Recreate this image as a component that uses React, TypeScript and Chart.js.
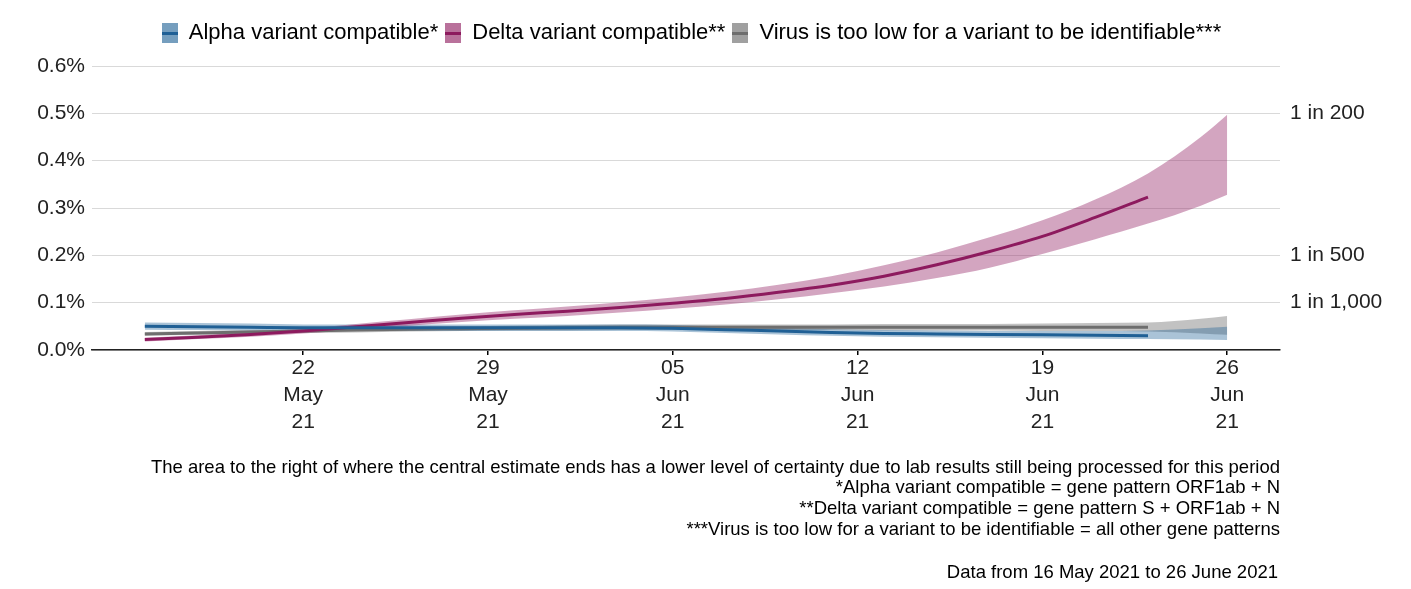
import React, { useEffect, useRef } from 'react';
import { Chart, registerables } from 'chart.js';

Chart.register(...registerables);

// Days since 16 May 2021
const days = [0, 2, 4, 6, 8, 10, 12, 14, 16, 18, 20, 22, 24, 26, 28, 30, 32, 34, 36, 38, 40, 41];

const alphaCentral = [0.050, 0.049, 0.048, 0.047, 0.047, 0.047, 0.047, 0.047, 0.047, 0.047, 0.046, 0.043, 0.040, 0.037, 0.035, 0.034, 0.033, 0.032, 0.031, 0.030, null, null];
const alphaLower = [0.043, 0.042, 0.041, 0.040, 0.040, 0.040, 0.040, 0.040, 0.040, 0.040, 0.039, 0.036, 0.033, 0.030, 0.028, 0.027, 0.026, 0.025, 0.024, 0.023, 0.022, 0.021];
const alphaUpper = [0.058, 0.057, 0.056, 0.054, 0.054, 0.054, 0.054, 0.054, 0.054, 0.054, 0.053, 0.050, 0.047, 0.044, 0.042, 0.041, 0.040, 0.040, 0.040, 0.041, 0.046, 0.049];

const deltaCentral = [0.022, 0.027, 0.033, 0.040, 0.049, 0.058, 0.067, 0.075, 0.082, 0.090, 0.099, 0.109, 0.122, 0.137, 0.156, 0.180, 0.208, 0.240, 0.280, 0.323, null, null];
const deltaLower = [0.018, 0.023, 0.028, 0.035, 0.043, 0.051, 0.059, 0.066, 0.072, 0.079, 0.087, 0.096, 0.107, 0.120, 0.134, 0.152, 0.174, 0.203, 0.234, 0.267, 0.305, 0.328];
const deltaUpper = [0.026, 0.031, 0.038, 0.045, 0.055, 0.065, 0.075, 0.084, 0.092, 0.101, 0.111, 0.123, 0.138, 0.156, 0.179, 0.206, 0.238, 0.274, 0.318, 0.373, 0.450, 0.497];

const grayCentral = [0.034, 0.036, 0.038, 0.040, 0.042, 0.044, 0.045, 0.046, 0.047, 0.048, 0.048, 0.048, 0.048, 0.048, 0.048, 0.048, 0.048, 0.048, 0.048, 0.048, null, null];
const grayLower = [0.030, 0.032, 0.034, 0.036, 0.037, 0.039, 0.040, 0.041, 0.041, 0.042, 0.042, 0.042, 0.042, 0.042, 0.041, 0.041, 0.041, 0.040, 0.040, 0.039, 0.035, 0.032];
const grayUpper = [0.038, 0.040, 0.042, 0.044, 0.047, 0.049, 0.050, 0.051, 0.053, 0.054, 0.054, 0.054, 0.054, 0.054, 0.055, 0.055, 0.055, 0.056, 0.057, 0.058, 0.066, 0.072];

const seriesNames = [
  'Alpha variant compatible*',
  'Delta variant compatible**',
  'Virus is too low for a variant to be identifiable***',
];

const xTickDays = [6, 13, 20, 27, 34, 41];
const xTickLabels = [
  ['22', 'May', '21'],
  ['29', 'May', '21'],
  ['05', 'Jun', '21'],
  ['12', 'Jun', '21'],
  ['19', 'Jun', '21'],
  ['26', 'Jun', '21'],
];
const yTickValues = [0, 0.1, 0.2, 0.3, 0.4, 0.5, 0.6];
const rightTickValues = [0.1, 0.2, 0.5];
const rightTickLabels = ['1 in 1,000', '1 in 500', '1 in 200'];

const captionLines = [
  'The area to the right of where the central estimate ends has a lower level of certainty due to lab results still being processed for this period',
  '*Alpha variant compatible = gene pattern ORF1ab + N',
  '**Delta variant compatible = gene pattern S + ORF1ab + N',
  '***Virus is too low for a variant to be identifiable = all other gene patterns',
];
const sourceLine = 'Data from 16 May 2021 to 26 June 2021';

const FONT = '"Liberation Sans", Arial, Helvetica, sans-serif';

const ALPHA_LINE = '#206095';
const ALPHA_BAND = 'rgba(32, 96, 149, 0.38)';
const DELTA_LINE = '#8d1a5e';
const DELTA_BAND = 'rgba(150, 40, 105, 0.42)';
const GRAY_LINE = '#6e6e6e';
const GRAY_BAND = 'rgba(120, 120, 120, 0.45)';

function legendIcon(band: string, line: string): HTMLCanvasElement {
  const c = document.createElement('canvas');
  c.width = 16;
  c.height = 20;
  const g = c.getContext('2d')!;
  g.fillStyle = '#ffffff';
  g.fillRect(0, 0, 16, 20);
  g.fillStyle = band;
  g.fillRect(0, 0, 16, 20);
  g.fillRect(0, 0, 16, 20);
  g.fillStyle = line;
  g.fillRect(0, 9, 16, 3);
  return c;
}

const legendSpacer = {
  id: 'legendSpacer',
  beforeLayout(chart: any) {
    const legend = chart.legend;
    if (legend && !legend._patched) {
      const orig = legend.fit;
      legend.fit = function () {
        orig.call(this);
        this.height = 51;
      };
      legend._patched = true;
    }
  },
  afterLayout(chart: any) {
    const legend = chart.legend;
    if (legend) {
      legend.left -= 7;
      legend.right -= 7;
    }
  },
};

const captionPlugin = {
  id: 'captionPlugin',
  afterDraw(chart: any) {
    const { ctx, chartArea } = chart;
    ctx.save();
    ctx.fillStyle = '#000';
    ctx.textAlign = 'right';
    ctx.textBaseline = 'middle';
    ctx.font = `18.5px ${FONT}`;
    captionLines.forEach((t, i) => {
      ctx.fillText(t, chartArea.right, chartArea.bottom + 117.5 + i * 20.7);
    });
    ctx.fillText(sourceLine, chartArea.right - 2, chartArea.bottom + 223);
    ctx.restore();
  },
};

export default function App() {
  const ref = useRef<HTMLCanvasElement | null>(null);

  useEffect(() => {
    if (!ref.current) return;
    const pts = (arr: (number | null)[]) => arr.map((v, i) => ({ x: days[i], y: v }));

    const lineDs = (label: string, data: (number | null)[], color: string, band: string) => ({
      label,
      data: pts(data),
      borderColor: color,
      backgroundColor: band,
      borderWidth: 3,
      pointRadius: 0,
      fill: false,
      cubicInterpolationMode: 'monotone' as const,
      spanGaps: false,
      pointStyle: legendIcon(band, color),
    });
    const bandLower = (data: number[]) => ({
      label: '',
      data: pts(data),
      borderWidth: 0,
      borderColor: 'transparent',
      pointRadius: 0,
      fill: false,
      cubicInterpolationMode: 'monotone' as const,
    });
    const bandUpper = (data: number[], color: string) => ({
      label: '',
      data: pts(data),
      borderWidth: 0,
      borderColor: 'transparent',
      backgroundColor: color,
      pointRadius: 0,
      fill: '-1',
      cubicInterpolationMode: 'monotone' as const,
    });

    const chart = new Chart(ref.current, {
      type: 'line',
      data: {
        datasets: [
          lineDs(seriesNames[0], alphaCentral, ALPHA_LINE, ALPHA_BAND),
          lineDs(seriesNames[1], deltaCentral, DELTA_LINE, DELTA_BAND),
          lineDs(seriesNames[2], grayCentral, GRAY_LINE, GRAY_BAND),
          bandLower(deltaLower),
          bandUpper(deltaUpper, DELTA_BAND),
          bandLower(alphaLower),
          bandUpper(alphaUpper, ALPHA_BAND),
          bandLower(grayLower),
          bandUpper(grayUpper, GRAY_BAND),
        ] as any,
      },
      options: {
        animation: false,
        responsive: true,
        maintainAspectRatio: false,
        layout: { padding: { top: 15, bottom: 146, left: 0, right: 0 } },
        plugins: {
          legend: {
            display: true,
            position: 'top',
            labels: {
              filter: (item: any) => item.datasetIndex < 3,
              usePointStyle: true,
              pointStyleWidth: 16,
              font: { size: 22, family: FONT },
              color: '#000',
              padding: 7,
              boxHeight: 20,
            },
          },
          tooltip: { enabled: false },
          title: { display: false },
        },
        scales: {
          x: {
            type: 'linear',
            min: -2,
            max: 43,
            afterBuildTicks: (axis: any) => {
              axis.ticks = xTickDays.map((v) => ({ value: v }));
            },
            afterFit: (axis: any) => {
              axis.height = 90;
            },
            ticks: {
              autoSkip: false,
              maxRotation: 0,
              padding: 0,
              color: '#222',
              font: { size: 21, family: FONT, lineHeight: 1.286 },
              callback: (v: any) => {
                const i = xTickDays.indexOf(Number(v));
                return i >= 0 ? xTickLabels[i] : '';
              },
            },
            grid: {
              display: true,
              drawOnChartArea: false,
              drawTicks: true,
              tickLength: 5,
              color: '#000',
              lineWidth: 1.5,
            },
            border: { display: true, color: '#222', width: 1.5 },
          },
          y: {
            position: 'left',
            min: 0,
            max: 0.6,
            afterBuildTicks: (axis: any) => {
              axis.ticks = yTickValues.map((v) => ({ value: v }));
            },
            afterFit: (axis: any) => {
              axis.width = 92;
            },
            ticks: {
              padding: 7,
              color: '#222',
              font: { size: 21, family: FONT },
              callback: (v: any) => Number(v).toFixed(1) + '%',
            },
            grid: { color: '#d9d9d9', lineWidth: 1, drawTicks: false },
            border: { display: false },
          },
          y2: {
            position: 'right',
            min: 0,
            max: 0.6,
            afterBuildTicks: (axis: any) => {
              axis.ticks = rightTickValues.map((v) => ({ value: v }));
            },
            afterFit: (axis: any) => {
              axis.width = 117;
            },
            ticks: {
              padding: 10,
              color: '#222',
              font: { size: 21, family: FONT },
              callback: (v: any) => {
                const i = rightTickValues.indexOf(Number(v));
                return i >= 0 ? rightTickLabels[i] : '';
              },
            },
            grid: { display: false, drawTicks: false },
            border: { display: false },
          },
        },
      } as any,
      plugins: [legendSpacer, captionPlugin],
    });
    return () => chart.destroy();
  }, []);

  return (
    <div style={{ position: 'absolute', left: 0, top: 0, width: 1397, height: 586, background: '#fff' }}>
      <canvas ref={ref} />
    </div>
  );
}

== What you should do ==
From the first line of the listing above, repeat every line through the one holding "0.373, 0.450, 0.497];". Both ends count, and pictures stay out.

== Exercise result ==
Recreate this image as a component that uses React, TypeScript and Chart.js.
import React, { useEffect, useRef } from 'react';
import { Chart, registerables } from 'chart.js';

Chart.register(...registerables);

// Days since 16 May 2021
const days = [0, 2, 4, 6, 8, 10, 12, 14, 16, 18, 20, 22, 24, 26, 28, 30, 32, 34, 36, 38, 40, 41];

const alphaCentral = [0.050, 0.049, 0.048, 0.047, 0.047, 0.047, 0.047, 0.047, 0.047, 0.047, 0.046, 0.043, 0.040, 0.037, 0.035, 0.034, 0.033, 0.032, 0.031, 0.030, null, null];
const alphaLower = [0.043, 0.042, 0.041, 0.040, 0.040, 0.040, 0.040, 0.040, 0.040, 0.040, 0.039, 0.036, 0.033, 0.030, 0.028, 0.027, 0.026, 0.025, 0.024, 0.023, 0.022, 0.021];
const alphaUpper = [0.058, 0.057, 0.056, 0.054, 0.054, 0.054, 0.054, 0.054, 0.054, 0.054, 0.053, 0.050, 0.047, 0.044, 0.042, 0.041, 0.040, 0.040, 0.040, 0.041, 0.046, 0.049];

const deltaCentral = [0.022, 0.027, 0.033, 0.040, 0.049, 0.058, 0.067, 0.075, 0.082, 0.090, 0.099, 0.109, 0.122, 0.137, 0.156, 0.180, 0.208, 0.240, 0.280, 0.323, null, null];
const deltaLower = [0.018, 0.023, 0.028, 0.035, 0.043, 0.051, 0.059, 0.066, 0.072, 0.079, 0.087, 0.096, 0.107, 0.120, 0.134, 0.152, 0.174, 0.203, 0.234, 0.267, 0.305, 0.328];
const deltaUpper = [0.026, 0.031, 0.038, 0.045, 0.055, 0.065, 0.075, 0.084, 0.092, 0.101, 0.111, 0.123, 0.138, 0.156, 0.179, 0.206, 0.238, 0.274, 0.318, 0.373, 0.450, 0.497];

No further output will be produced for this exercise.